In connection with the discussion on relation between Turing machines
(TM) and neural nets (NN), I would like to draw your attention to my
resent paper in Pattern Recognition Vol.23 No.6 (June 1990) pp.595-616,
"On the Foundations of Intelligent Processes I: An Evolving Model for
Pattern Learning"  (as well as several other submitted papers). In it I
proposed a finite model of a learning machine (LM) which could be viewed
as a far-reaching "symbolic" generalization of the NN and which is more
powerful than any other known finite machine (including the NN).  This
learning power is achieved only because the LM embodies the first model
of a reconfigurable machine, i.e., machine that can learn any set of
classes by modifying its set of operations.  In retrospect, the idea of
the reconfigurable machine appears to be quite natural and the only
realistic alternative if we want a finite machine to achieve potentially
unbounded learning capabilities in some infinite environment.

The new model is quite different from the known NNs, and I expect some
may not see any similarity immediately.
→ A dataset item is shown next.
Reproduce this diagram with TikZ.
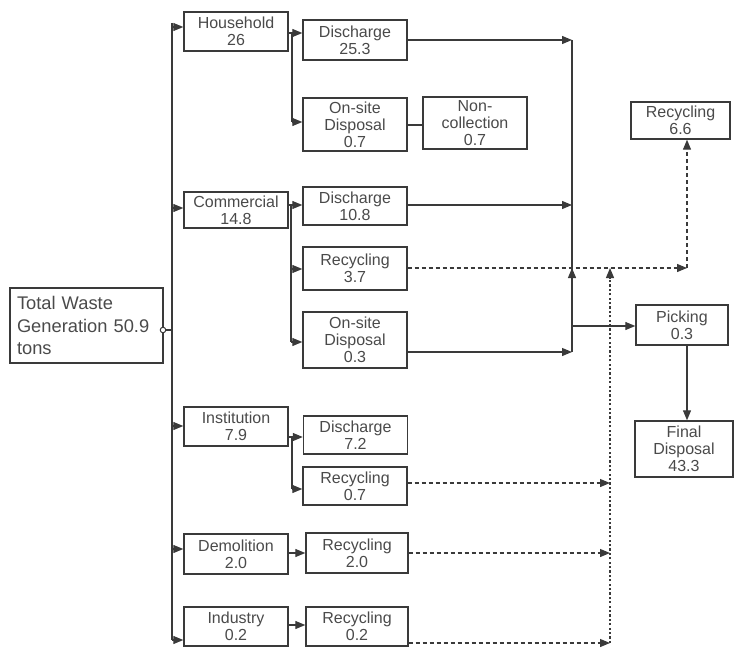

NNs operate on vectors, while
the LM can operate on any chosen pattern representation (vectors,
strings, trees. etc.; discrete or continuous).
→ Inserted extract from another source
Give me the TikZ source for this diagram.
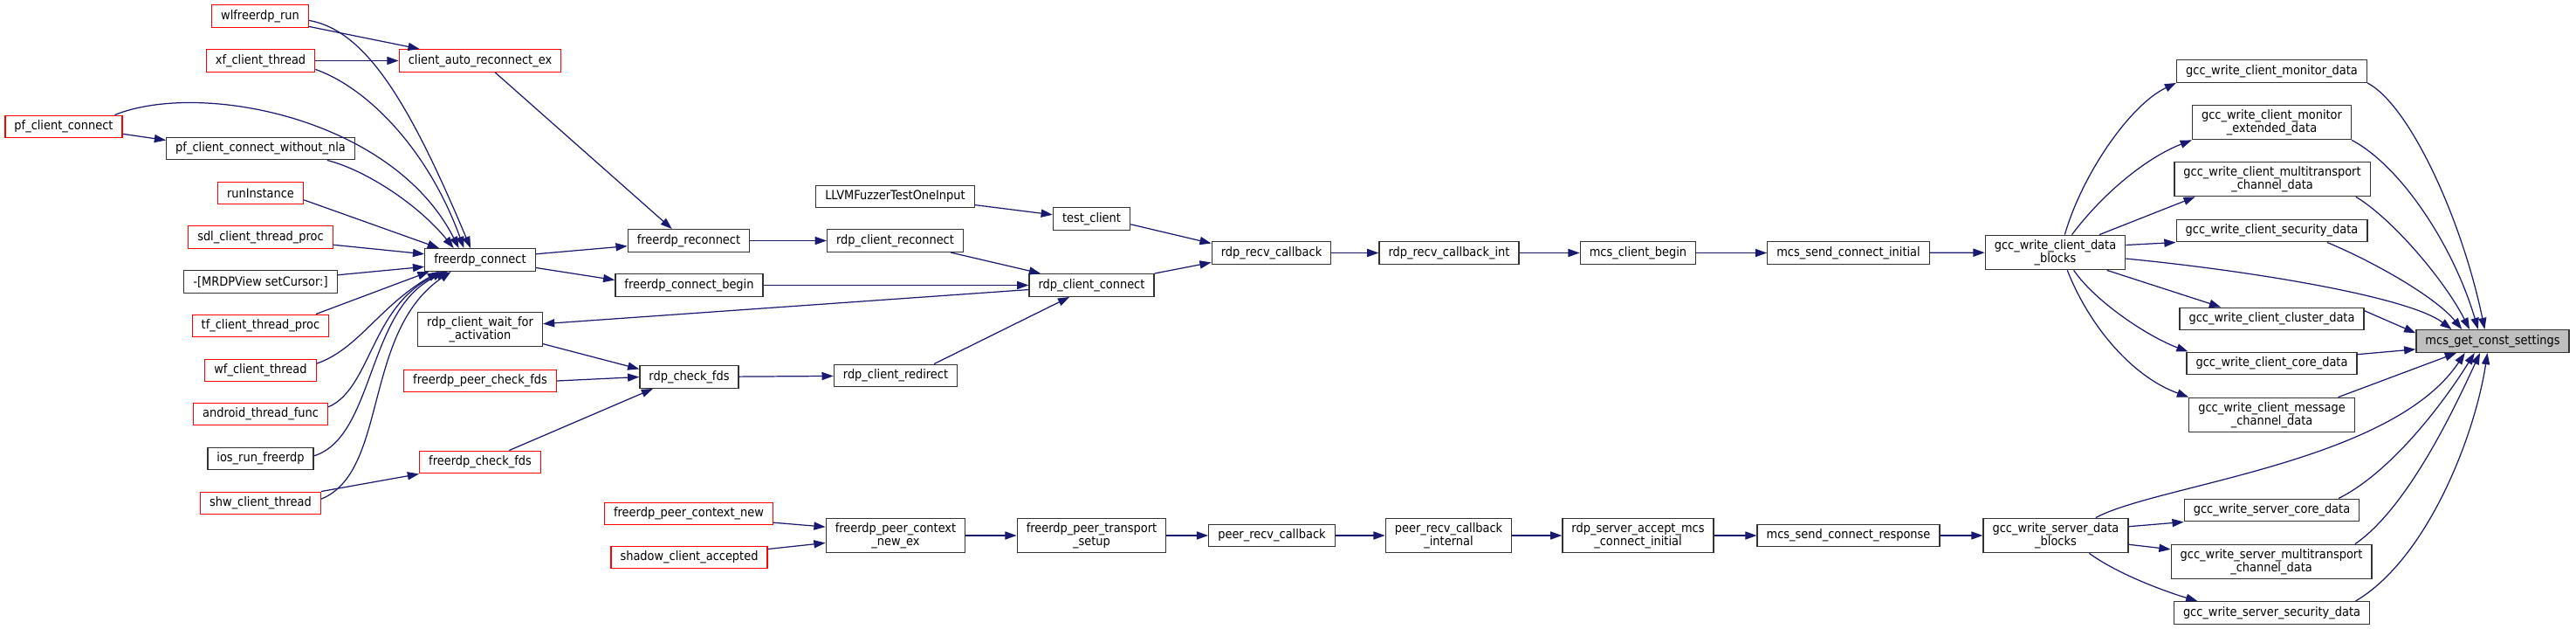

NNs have essentially two groups of numeric operations: the accumulating
additive operations and the transmitting nonlinear operations (the
second group does not "actively" participate in the learning, since no
weights are associated with these operations). In addition, the
structure (global and local) of the NN imposes restrictions on the
variety of metric point transformations that can realized by each layer
as well as by the NN itself (think of each layer as changing the metric
structure of the input vector space; see section 5.5 of Y.-H.Pao
"Adaptive Pattern Recognition and Neural Networks",Addison-Wesley,1989).
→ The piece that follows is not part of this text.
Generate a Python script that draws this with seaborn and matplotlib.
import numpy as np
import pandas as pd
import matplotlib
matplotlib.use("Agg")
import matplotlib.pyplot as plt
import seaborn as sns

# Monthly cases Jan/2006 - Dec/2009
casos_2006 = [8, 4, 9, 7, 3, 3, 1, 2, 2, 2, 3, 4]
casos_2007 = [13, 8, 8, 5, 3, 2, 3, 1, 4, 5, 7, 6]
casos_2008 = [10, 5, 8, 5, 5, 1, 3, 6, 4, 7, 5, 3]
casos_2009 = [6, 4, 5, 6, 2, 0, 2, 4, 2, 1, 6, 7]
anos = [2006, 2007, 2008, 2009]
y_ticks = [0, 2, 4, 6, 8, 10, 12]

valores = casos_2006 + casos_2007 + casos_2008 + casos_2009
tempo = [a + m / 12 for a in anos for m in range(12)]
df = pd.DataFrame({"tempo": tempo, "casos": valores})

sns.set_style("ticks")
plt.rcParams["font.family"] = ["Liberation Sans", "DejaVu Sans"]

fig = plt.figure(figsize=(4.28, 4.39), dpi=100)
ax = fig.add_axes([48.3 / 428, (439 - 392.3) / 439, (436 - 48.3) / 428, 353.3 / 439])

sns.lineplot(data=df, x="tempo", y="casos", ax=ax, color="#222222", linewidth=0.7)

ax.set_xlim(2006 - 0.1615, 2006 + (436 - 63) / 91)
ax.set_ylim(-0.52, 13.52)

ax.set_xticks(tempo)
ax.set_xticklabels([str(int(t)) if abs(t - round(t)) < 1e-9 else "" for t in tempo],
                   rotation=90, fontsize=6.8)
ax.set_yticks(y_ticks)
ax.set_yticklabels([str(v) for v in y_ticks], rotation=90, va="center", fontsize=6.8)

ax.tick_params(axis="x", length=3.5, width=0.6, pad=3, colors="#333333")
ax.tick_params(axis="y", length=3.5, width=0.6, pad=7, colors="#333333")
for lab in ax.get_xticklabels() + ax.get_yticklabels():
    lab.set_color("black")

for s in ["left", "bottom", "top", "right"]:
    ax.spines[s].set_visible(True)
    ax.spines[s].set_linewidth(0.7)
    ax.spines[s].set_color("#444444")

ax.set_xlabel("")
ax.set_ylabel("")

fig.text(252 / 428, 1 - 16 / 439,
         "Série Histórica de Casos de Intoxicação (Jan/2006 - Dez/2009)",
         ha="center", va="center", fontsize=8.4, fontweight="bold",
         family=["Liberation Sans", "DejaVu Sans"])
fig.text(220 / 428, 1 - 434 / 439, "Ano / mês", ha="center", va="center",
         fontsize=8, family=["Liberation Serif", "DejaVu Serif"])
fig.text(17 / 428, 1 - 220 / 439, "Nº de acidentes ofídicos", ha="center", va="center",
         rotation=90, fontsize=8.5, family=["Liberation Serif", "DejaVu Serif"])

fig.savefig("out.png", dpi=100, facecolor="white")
In the proposed model the operations are not necessarily numeric
operations but rather they correspond to the chosen pattern
representation. During learning, to find the best separation of the
training classes, the LM seeks an optimal weighting scheme for its
current set of operations. If the current set of operations is not
sufficient, new operations, formed as the compositions of the current
operations, are gradually introduced (with the help of several functions
defined on the current space of weights) and the optimization process is
repeated.

Even for vector patterns, one of the most important distinctions between
the NN and the LM is that the operations realized by the nodes of the NN
are connected in a fixed manner while the operations of the LM are
decoupled (to the extent that they have to be decoupled) and they may
grow in number as the need arises during learning. There is a strong
evidence that the learning stage for the LM always converges, is much
more efficient, and produces a much smaller machine than the NN.